Most importantly, stay true to Bitcoin's principles in conversations and conduct. Push back against narratives that reduce Bitcoin to a mere speculative asset or a political football. Remind folks that Bitcoin's censorship resistance and decentralization are not buzzwords but literal lifelines for people who have been frozen out of the traditional financial system. When someone boasts about a government buying Bitcoin, acknowledge the news but gently remind them that Bitcoin's endgame is financial empowerment of individuals, not states. When regulators propose something that undermines Bitcoin's core (be it excessive surveillance or fractional reserve tricks), don't shrug it off – speak up, educate, and if necessary, lobby against it. Bitcoin doesn't need special favors or status from governments; it just needs to be allowed to exist and be used freely.

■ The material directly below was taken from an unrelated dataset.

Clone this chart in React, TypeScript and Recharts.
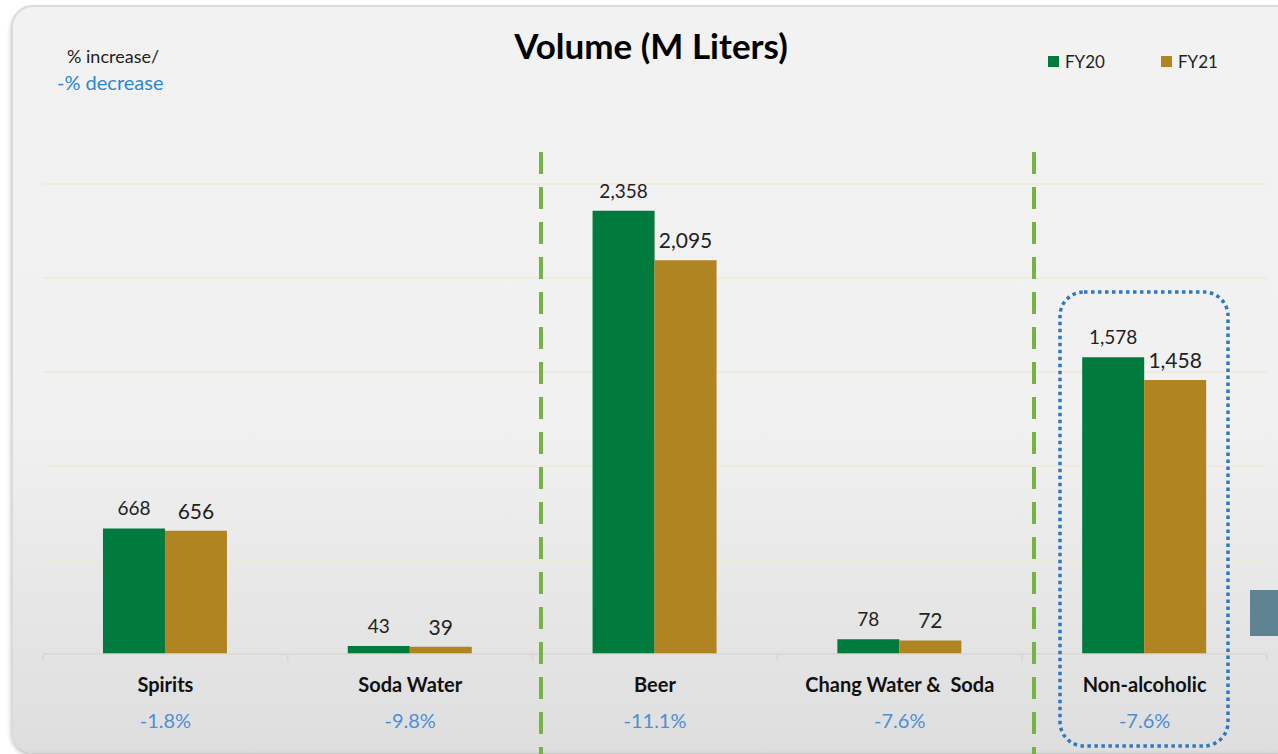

In conclusion, Bitcoin has come a long way, but we must not lose the plot. The vault of generational wealth that Bitcoin promises isn't just about holding an asset and waiting for its value to rise – it's about vaulting generations into a new paradigm of economic freedom. Let's challenge the community and ourselves to live up to Bitcoin's revolutionary ethos. Bitcoin started as an alternative to banks and fiat money; it's on us to keep it that way. Use it, support its use, and safeguard its founding principles. By doing so, we ensure that Bitcoin's story remains one of liberation and empowerment, not just another chapter in the history of speculative manias or co-opted innovations.
Bitcoin gave us the tools to exit the system. It's time to build the world Satoshi hoped for – one transaction at a time, staying activist in spirit but professional in approach, and always keeping our eyes on the true prize: financial sovereignty for all.